The following translation of prosecutor Rimvydas Valentukevičius’s letter to the Jewish Community appeared today on the community’s website. The text, including the headline provided by the community website, reads as follows:
Prosecutor General Responds to Lithuanian Jewish Community Call to Release the List of Suspected Holocaust Perps
March 2, 2016 No. 37
Office of Prosecutor Generalof the Republic of Lithuania
February 29, 2016 No. 17.2.-2521
re: February 11, 2016, No. 179
To: Faina Kukliansky, attorney, chairwoman,
Lithuanian Jewish Community
Re: possible actions in connection with a list compiled by the Center for the Study of the Genocide and Resistance of the Residents of Lithuania of people suspected of committing or otherwise abetting the murder of people of Jewish ethnicity during World War II
Directed by the leadership of the Office of Prosecutor General, the Criminal Prosecution Department has examined your letter of February 11, 2016, to the Prosecutor General of the Republic of Lithuania and the director general of the Center for the Study of the Genocide and Resistance of the Residents of Lithuania (henceforth CSGRRL) containing proposals by the Lithuanian Jewish Community on possible actions in connection with the list of people alleged to have committed or otherwise abetted the genocide of people of Jewish ethnicity during World War II compiled by the CSGRRL, and having considered these suggestions, we affirm that the Prosecutor General’s Office, operating within its area of competence and under the criminal code of the Republic of Lithuania, and under the law of the Republic of Lithuania of May 2, 1990, on the restoration of rights of people repressed for opposing the occupational regimes, after receiving from the CSGRRL a detailed list based on complete archival data of people alleged to have taken part in the genocide of the Jewish people, will assess all information received. After assessing it and only if there is a legal foundation for beginning a pretrial investigation of one of the aforementioned people on the list for the aforementioned criminal actions, for which there is no statute of limitations for criminal prosecution, the prosecutor will undertake the appropriate decisions for proceeding with the case.

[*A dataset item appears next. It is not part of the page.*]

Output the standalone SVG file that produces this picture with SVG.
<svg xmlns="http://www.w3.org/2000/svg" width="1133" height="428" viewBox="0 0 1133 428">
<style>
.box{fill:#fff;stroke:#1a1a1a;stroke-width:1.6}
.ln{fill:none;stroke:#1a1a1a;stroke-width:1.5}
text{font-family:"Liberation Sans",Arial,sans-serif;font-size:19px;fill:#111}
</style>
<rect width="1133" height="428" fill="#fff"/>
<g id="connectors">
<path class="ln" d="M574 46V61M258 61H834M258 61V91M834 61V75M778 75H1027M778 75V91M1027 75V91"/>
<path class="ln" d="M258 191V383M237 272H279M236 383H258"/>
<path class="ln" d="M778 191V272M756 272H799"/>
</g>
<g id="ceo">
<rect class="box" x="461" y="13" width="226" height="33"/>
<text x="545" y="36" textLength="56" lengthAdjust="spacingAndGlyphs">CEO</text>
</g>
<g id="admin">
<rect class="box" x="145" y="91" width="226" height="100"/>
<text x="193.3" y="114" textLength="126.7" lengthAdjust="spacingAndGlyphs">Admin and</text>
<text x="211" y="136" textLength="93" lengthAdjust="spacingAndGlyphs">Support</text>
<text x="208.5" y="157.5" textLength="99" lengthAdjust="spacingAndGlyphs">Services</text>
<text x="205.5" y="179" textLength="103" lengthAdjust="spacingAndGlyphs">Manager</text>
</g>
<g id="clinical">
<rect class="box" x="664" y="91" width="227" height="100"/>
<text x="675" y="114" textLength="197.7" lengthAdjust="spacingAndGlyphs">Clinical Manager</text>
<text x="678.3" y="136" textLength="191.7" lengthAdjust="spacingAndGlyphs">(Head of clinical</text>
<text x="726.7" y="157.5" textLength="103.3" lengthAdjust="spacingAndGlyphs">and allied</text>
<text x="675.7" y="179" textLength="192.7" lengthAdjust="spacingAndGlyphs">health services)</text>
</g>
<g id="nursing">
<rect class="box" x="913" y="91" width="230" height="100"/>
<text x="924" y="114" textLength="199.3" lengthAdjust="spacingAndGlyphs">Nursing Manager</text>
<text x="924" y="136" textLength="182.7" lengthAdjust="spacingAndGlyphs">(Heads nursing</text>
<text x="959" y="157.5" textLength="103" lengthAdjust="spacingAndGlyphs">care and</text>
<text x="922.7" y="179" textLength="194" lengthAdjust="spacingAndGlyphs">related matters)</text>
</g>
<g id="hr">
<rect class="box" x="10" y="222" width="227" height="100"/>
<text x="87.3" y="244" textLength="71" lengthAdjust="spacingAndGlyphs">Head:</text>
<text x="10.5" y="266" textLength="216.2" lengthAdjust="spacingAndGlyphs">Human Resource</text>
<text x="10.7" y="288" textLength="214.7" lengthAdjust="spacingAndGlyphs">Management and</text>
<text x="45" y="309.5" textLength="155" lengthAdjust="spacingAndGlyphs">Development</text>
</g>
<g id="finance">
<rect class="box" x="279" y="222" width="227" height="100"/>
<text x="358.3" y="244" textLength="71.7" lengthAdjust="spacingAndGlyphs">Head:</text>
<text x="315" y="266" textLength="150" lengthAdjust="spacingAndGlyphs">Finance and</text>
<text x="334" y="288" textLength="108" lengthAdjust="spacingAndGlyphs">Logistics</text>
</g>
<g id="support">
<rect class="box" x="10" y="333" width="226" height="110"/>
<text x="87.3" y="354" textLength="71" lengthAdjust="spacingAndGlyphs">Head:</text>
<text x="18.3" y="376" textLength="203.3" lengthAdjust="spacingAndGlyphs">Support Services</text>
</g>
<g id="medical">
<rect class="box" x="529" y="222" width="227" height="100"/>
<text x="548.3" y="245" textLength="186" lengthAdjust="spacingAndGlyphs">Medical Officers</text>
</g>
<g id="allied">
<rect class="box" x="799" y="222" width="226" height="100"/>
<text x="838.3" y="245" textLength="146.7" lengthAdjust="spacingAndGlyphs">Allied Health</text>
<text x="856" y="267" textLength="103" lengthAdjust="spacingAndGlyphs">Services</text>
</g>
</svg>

After investigation of the aforementioned list, based on article 6 of the law on the restoration of the rights of people repressed for opposing the occupational regimes, the Prosecutor General will also make a decision using the powers granted under this law on whether to present to the Supreme Court of Lithuania requests for renewing deliberation in cases of the restoration of civil rights (rehabilitation) regarding those people who were convicted during the Soviet occupational period or otherwise repressed for participating in the mass murder of people of Jewish ethnicity and who were rehabilitated based on the aforementioned law of the Republic of Lithuania of May 2, 1990, asking such people be de-rehabilitated (that earlier decisions by the Prosecutor General for the restoration of their civil rights be annulled).

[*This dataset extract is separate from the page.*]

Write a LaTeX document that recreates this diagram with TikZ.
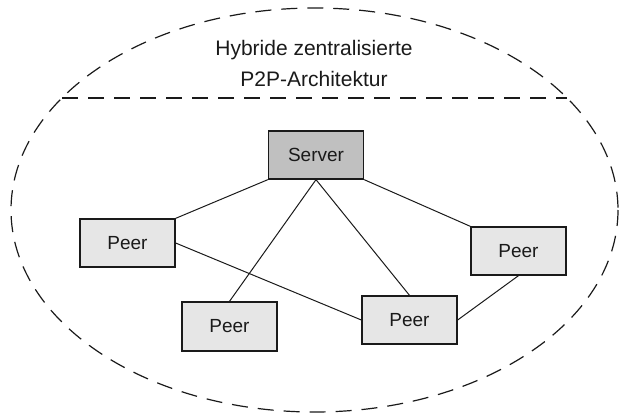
\documentclass[tikz,border=0pt]{standalone}
\usepackage{fontspec}
\setmainfont{Liberation Sans}
\definecolor{servergray}{HTML}{C0C0C0}
\definecolor{peergray}{HTML}{E6E6E6}
\definecolor{inkc}{HTML}{1A1A1A}
\begin{document}
\begin{tikzpicture}[x=1pt,y=-1pt,
  box/.style={draw=inkc,line width=1.3pt,rectangle,minimum width=95pt,minimum height=48pt,inner sep=0pt,
    font=\fontsize{19}{23}\selectfont,text=inkc},
  serverbox/.style={box,fill=servergray},
  peerbox/.style={box,fill=peergray},
  link/.style={draw=inkc,line width=1pt},
  dashline/.style={draw=inkc,line width=1.2pt,dash pattern=on 16pt off 10pt}]
\useasboundingbox (0,0) rectangle (625,418);
\draw[dashline] (314.5,210) ellipse [x radius=303.5, y radius=202];
\coordinate (dl) at (62,98);
\coordinate (dr) at (567,98);
\draw[dashline] (dl) -- (dr);
\node[align=center,font=\fontsize{21}{31}\selectfont,text=inkc] (title) at (314,63) {Hybride zentralisierte\\P2P-Architektur};
\node[serverbox] (server) at (316,155) {Server};
\node[peerbox] (p1) at (127.5,243) {Peer};
\node[peerbox,minimum height=49pt] (p2) at (229.5,326.5) {Peer};
\node[peerbox] (p3) at (409.5,320) {Peer};
\node[peerbox] (p4) at (518.5,251) {Peer};
\draw[link] (server.south west) -- (p1.north east);
\draw[link] (server.south) -- (p2.north);
\draw[link] (server.south) -- (p3.north);
\draw[link] (server.south east) -- (p4.north west);
\draw[link] (p1.east) -- (p3.west);
\draw[link] (p3.east) -- (p4.south);
\end{tikzpicture}
\end{document}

It should be noted in consideration of objective factors and circumstances that there are limited possibilities for the initiation and opening of criminal investigations of crimes against humanity and war crimes against unarmed Jewish and other civilians in the manner described and during that period, but that de-rehabilitation of people convicted during the Soviet period of these types of crimes and of people otherwise repressed began in the Republic of Lithuania on March 25, 1998, when a new version of the May 2, 1990 law of the Republic of Lithuania on the restoration of rights of people repressed for opposing the occupational regimes came into force, and that this de-rehabilitation process continues to the present time.
We would be grateful to the Lithuanian Jewish Community for any help at all which would be significant in initiating, carrying out and continuing the above mentioned legal processes.